That is actually overly broad. There is nothing technically wrong with VLANs being used over a large network area as long as the network is designed properly. In modern networks, you can use more advanced Spanning-Tree (Per VLAN RSTP, etc.) to overcome a lot of issues in traditional spanning-tree implementations and you can use things like Overlay networks to provide a VLAN that can be implemented in many different locations via being overlayed on top of a layer 3 routed WAN. This allows the use of a single VLAN or multiple VLANs that cover much larger physical and logical areas without having to configure the VLAN on everything in between the locations and pass it as a traditional layer 2 broadcast domain.
Lightweight access points and WLC do not address layer 2 design issues such as large implementations of spanning-tree, etc. In fact, they depends on the layer 2 network and layer 3 networks being stable and consistent and require that those networks provide the access required by the client devices on the access point as any standalone access point would.

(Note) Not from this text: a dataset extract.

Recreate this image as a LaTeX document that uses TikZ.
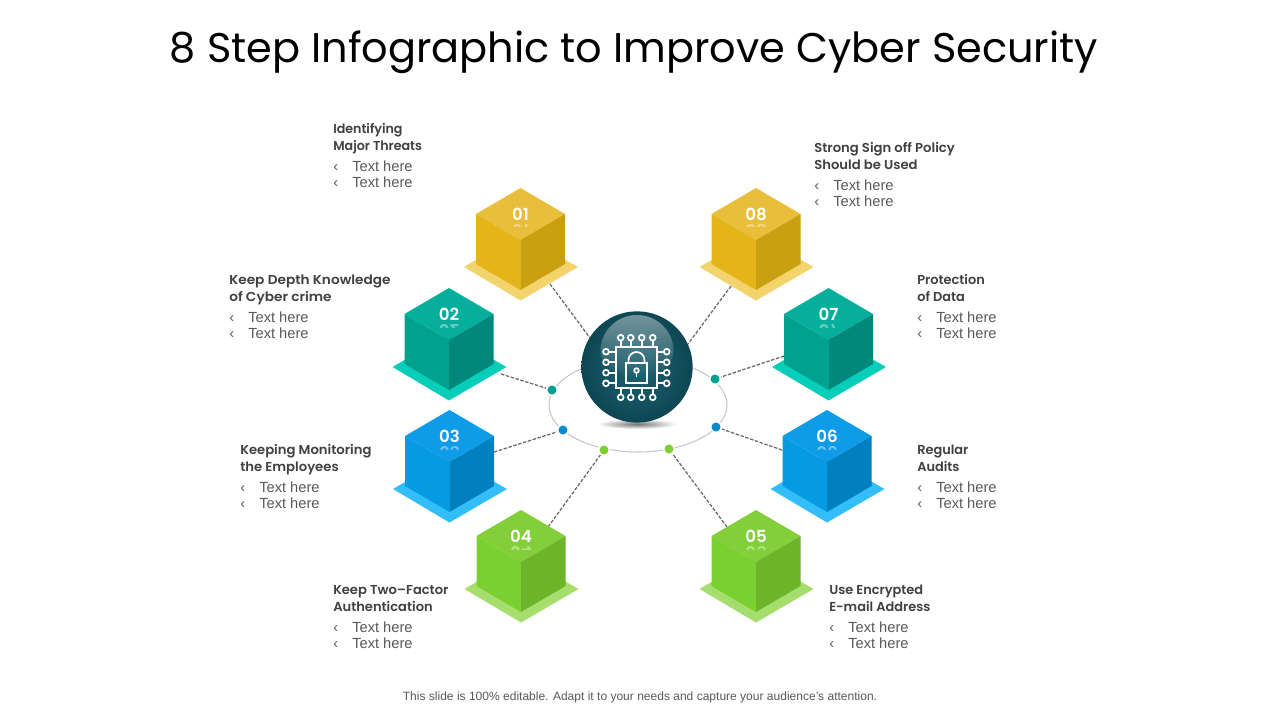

The defining feature of lightweight access points is that they lack the integrated full management capability of standalone access points and depend on a centralized management platform or controller (WLC) to implement things like basic configuration (channel config, transmit levels, etc.) as well as the more advanced features like authentication and encryption config, VLAN tagging, and client and traffic optimization (802.11r and 802.11k etc.).
Lightweight access points do not relieve the network of the need to be designed properly to provide transport for the client devices to the desired network services. Wired networks have the same issues: any given wired network switch needs to be able to provide the required access that the client devices in that location will need.